* WORK INSTRUCTIONS
Drop the pictures and give back word for word the lines from the line holding "Convert this chart to matplotlib code." to the line holding "ax = fig.add_axes([0.2178, 0.1063, 0.7962, 0.8492])", both included.

* DATASET RECORDS

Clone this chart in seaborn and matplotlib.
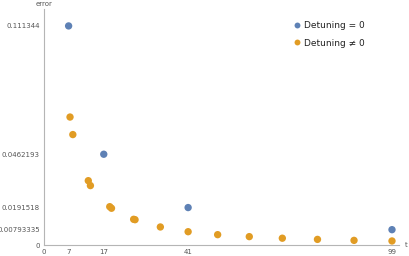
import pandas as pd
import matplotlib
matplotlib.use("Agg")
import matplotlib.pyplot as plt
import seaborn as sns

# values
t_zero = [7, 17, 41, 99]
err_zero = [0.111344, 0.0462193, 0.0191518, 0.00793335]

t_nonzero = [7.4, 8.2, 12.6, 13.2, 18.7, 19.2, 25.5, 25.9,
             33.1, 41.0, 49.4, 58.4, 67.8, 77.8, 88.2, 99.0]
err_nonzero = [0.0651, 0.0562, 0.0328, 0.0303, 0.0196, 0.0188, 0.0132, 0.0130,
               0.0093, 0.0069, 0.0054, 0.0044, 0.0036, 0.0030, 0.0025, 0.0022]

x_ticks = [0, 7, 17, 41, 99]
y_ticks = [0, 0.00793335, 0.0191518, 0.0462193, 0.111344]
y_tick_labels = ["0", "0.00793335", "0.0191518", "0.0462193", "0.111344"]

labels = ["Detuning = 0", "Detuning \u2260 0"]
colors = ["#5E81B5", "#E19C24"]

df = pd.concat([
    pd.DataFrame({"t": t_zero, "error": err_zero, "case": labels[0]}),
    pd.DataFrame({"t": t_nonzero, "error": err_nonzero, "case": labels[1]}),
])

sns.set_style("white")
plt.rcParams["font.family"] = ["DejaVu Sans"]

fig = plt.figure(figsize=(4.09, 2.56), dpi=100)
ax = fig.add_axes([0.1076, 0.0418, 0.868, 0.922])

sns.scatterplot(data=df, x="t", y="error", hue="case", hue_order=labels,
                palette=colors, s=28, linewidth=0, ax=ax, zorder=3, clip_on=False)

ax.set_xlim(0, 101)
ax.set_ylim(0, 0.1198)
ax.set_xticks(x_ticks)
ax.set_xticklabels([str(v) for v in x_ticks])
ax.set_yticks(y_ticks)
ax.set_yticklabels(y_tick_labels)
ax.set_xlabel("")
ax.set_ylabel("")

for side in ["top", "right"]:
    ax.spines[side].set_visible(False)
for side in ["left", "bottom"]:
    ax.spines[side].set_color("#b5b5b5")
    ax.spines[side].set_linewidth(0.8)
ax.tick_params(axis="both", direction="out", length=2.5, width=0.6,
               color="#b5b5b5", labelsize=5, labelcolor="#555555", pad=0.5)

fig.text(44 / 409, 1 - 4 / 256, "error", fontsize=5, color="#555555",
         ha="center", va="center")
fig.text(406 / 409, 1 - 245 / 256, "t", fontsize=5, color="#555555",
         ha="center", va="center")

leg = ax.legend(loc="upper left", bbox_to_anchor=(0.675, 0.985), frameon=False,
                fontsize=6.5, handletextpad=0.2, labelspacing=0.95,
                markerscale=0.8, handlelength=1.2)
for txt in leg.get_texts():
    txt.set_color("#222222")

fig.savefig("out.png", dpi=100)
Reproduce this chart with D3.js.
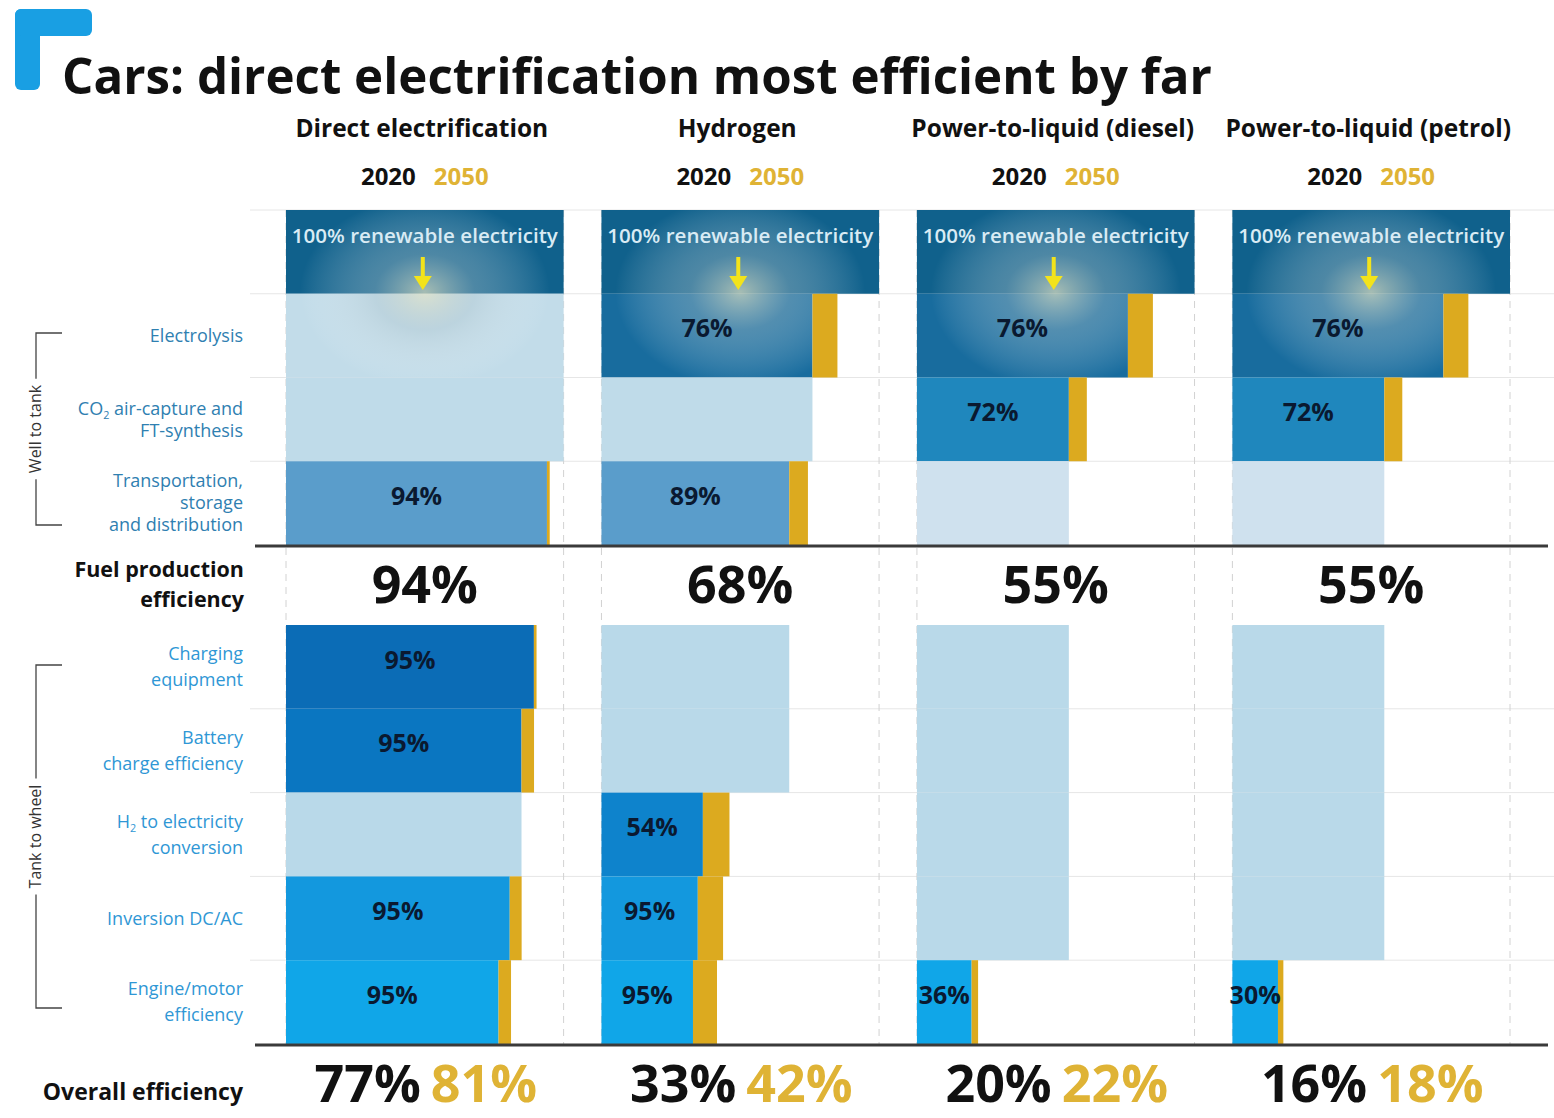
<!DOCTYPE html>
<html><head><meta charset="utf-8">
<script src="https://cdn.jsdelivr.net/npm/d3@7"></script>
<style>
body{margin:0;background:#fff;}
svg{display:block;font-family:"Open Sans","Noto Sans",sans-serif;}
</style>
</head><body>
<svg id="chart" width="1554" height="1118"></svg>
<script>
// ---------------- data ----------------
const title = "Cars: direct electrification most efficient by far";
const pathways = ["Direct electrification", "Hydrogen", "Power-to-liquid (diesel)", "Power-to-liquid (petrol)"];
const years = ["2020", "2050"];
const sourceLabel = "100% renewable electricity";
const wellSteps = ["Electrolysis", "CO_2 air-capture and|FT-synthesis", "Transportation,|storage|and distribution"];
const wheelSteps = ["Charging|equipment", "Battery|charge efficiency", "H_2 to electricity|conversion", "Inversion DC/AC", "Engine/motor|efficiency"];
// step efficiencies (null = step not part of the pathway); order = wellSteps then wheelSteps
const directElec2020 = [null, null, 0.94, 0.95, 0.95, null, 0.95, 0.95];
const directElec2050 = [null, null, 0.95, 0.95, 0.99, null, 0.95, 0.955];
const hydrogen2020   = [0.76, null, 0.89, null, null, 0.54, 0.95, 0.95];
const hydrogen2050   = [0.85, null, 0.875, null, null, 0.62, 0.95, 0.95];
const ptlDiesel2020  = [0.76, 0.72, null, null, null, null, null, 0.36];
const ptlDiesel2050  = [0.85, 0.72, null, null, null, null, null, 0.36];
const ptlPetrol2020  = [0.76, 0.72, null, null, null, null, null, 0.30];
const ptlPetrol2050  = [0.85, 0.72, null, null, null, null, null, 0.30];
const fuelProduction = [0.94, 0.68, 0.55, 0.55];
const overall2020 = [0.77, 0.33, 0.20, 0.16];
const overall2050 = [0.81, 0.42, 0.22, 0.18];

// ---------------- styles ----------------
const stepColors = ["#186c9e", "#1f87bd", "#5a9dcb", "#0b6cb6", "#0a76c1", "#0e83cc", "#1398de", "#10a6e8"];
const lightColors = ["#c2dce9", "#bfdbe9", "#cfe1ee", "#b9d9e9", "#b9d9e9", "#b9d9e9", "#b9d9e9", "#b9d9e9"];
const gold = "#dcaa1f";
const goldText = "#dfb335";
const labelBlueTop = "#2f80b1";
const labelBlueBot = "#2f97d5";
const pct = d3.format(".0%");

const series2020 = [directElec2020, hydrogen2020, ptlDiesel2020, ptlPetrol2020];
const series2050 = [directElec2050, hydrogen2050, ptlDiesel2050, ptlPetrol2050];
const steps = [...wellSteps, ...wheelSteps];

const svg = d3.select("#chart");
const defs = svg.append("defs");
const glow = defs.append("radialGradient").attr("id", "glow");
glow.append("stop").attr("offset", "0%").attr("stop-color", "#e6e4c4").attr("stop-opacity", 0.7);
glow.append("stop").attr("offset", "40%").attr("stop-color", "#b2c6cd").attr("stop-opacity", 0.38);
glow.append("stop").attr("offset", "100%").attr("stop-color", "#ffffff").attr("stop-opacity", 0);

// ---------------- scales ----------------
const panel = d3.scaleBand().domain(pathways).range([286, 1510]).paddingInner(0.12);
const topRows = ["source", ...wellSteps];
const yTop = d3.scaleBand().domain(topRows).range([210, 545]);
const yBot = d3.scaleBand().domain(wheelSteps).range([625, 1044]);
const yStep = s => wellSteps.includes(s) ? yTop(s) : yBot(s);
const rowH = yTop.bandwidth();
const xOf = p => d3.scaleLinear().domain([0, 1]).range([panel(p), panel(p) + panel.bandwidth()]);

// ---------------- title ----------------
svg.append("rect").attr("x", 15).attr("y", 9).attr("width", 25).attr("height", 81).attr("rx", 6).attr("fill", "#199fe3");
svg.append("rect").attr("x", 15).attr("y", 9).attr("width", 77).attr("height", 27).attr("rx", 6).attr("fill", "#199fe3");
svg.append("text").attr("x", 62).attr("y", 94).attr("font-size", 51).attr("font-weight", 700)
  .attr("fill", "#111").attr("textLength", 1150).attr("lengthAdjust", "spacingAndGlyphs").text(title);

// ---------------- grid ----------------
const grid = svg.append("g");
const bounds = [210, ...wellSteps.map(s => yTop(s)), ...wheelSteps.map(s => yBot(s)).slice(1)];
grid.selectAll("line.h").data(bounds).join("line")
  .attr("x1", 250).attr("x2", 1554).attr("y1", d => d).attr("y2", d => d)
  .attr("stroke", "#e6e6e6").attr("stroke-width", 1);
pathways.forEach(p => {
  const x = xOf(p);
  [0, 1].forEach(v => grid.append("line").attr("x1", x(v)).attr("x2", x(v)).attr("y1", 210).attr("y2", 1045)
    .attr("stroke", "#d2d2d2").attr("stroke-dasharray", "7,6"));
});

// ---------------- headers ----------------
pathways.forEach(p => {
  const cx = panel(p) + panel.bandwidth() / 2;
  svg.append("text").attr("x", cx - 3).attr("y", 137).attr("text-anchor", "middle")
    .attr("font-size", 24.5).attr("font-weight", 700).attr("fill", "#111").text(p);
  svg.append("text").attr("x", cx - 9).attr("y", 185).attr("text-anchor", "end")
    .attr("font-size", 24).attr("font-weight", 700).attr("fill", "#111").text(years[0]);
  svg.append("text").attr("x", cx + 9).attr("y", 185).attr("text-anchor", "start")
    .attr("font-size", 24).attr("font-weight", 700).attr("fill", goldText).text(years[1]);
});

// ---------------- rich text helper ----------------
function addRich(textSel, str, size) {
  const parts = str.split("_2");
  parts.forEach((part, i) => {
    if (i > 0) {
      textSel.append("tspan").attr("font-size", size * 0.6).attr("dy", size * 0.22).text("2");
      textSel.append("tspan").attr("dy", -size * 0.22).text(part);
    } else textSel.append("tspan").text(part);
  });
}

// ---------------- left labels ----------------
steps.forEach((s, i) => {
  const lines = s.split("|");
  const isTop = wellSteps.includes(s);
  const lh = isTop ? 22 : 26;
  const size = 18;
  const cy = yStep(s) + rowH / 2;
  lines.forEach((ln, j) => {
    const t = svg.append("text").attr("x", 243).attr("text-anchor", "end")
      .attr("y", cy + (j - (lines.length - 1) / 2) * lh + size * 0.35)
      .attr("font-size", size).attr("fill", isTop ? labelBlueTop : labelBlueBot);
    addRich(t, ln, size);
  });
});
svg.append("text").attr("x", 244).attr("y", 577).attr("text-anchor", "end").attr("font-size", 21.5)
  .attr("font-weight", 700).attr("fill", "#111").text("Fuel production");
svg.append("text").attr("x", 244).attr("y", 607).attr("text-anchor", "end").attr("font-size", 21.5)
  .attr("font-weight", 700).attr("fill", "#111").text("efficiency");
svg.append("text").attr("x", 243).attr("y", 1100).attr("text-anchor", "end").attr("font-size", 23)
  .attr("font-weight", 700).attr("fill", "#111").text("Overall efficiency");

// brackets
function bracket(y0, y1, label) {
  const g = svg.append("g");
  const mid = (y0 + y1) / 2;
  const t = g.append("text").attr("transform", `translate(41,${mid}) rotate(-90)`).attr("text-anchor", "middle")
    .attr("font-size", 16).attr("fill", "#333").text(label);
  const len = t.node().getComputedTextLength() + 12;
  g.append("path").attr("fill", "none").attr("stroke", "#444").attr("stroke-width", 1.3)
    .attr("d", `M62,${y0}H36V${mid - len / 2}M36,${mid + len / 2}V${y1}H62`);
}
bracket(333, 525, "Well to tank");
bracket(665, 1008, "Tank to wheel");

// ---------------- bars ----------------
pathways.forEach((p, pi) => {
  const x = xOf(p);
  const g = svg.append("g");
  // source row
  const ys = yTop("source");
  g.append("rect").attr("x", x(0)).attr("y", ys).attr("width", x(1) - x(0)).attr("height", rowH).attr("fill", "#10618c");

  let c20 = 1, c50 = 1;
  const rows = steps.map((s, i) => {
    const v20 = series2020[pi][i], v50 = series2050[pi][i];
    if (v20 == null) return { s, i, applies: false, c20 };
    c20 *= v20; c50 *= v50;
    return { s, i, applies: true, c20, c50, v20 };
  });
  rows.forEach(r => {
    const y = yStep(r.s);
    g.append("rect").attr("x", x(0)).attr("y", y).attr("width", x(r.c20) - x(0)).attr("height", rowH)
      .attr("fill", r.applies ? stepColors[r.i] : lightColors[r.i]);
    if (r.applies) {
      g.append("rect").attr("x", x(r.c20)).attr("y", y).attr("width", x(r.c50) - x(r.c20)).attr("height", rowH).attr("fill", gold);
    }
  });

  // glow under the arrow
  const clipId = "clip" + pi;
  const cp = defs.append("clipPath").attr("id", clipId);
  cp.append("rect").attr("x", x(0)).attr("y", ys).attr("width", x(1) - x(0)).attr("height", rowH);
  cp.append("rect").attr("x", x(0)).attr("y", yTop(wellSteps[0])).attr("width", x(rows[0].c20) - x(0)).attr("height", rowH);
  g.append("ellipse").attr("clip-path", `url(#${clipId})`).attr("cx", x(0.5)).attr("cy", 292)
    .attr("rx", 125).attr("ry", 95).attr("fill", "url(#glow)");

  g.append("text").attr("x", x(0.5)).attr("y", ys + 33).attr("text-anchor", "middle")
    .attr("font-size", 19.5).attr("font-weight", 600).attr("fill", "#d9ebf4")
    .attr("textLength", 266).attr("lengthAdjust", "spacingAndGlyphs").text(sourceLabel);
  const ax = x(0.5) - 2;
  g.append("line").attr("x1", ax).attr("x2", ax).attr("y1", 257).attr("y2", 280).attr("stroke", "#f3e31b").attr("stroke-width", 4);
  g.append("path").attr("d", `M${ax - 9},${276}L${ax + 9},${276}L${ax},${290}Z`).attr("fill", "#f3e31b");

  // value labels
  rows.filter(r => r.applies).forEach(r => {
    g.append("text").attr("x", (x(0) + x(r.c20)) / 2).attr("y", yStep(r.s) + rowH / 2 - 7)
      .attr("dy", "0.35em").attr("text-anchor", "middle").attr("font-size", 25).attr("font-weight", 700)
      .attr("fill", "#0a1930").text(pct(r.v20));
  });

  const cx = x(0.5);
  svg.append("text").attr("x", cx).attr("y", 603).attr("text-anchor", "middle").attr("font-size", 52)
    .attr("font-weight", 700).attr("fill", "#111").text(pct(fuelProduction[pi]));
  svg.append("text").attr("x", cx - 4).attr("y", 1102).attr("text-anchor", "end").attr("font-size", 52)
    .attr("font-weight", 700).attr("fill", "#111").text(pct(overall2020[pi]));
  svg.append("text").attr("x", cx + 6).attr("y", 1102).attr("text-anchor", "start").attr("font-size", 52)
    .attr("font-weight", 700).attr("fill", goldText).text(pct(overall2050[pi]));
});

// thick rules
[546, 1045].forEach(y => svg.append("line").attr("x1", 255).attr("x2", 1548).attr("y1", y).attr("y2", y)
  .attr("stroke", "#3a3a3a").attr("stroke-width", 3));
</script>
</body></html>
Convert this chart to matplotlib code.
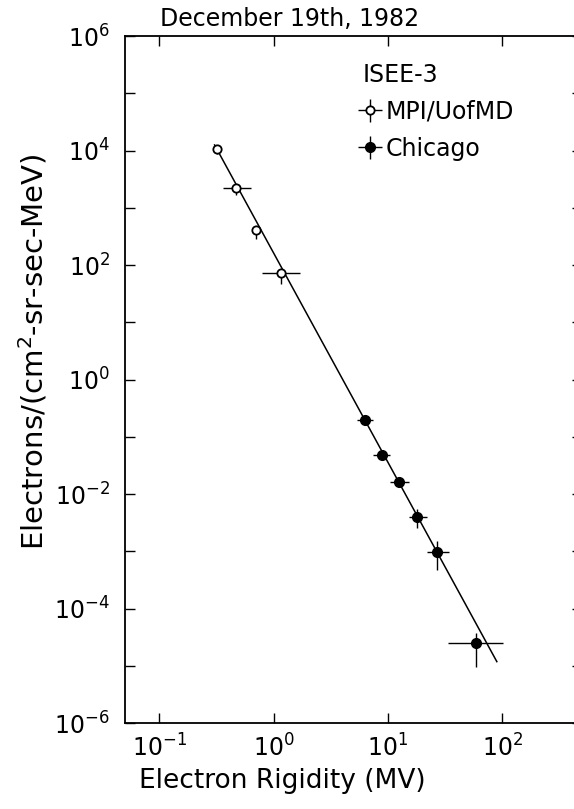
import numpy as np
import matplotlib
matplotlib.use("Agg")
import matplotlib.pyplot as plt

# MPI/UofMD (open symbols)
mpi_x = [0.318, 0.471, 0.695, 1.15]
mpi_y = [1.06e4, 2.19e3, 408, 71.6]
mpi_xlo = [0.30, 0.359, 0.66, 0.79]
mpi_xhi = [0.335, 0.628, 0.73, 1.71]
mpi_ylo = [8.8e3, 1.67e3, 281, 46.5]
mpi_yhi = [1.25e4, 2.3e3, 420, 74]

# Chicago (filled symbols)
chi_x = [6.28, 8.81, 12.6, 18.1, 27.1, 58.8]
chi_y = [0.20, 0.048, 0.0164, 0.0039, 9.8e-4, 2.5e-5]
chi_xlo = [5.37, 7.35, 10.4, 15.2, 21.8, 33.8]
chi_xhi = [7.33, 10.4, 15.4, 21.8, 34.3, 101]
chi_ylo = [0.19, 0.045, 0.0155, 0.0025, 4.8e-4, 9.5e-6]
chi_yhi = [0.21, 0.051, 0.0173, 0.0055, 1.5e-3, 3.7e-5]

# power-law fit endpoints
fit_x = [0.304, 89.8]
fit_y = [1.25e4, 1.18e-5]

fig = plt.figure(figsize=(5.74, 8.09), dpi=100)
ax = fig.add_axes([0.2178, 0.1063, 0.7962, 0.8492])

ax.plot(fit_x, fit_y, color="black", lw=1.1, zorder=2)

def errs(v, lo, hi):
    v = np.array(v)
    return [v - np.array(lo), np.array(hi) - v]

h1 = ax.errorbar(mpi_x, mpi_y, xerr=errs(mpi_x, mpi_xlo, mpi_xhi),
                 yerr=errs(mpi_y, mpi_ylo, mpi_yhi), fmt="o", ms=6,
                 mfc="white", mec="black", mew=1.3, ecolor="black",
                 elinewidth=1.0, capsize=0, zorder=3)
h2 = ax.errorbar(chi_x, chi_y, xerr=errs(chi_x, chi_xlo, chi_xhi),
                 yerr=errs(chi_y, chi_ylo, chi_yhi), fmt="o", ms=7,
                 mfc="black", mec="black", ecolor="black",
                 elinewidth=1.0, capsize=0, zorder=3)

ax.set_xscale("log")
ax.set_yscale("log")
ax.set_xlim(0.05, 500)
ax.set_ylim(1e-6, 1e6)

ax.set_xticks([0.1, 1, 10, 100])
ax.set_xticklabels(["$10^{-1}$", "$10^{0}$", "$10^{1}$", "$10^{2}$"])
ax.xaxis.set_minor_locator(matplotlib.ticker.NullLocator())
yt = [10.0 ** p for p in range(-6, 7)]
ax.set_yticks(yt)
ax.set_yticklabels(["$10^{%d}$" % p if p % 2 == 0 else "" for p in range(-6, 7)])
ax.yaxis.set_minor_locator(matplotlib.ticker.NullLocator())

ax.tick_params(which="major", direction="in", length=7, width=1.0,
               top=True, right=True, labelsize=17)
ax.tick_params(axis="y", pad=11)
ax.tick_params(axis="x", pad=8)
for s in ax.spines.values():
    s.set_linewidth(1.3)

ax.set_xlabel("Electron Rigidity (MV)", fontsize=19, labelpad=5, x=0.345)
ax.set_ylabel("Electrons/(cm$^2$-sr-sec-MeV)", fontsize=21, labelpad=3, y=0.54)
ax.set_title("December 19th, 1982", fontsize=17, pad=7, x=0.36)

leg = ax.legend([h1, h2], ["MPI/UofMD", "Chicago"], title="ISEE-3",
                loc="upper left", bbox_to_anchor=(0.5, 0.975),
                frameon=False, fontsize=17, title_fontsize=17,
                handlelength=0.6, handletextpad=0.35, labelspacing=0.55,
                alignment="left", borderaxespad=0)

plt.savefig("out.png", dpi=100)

* RESPONSE FOR THIS EXERCISE
Convert this chart to matplotlib code.
import numpy as np
import matplotlib
matplotlib.use("Agg")
import matplotlib.pyplot as plt

# MPI/UofMD (open symbols)
mpi_x = [0.318, 0.471, 0.695, 1.15]
mpi_y = [1.06e4, 2.19e3, 408, 71.6]
mpi_xlo = [0.30, 0.359, 0.66, 0.79]
mpi_xhi = [0.335, 0.628, 0.73, 1.71]
mpi_ylo = [8.8e3, 1.67e3, 281, 46.5]
mpi_yhi = [1.25e4, 2.3e3, 420, 74]

# Chicago (filled symbols)
chi_x = [6.28, 8.81, 12.6, 18.1, 27.1, 58.8]
chi_y = [0.20, 0.048, 0.0164, 0.0039, 9.8e-4, 2.5e-5]
chi_xlo = [5.37, 7.35, 10.4, 15.2, 21.8, 33.8]
chi_xhi = [7.33, 10.4, 15.4, 21.8, 34.3, 101]
chi_ylo = [0.19, 0.045, 0.0155, 0.0025, 4.8e-4, 9.5e-6]
chi_yhi = [0.21, 0.051, 0.0173, 0.0055, 1.5e-3, 3.7e-5]

# power-law fit endpoints
fit_x = [0.304, 89.8]
fit_y = [1.25e4, 1.18e-5]

fig = plt.figure(figsize=(5.74, 8.09), dpi=100)
ax = fig.add_axes([0.2178, 0.1063, 0.7962, 0.8492])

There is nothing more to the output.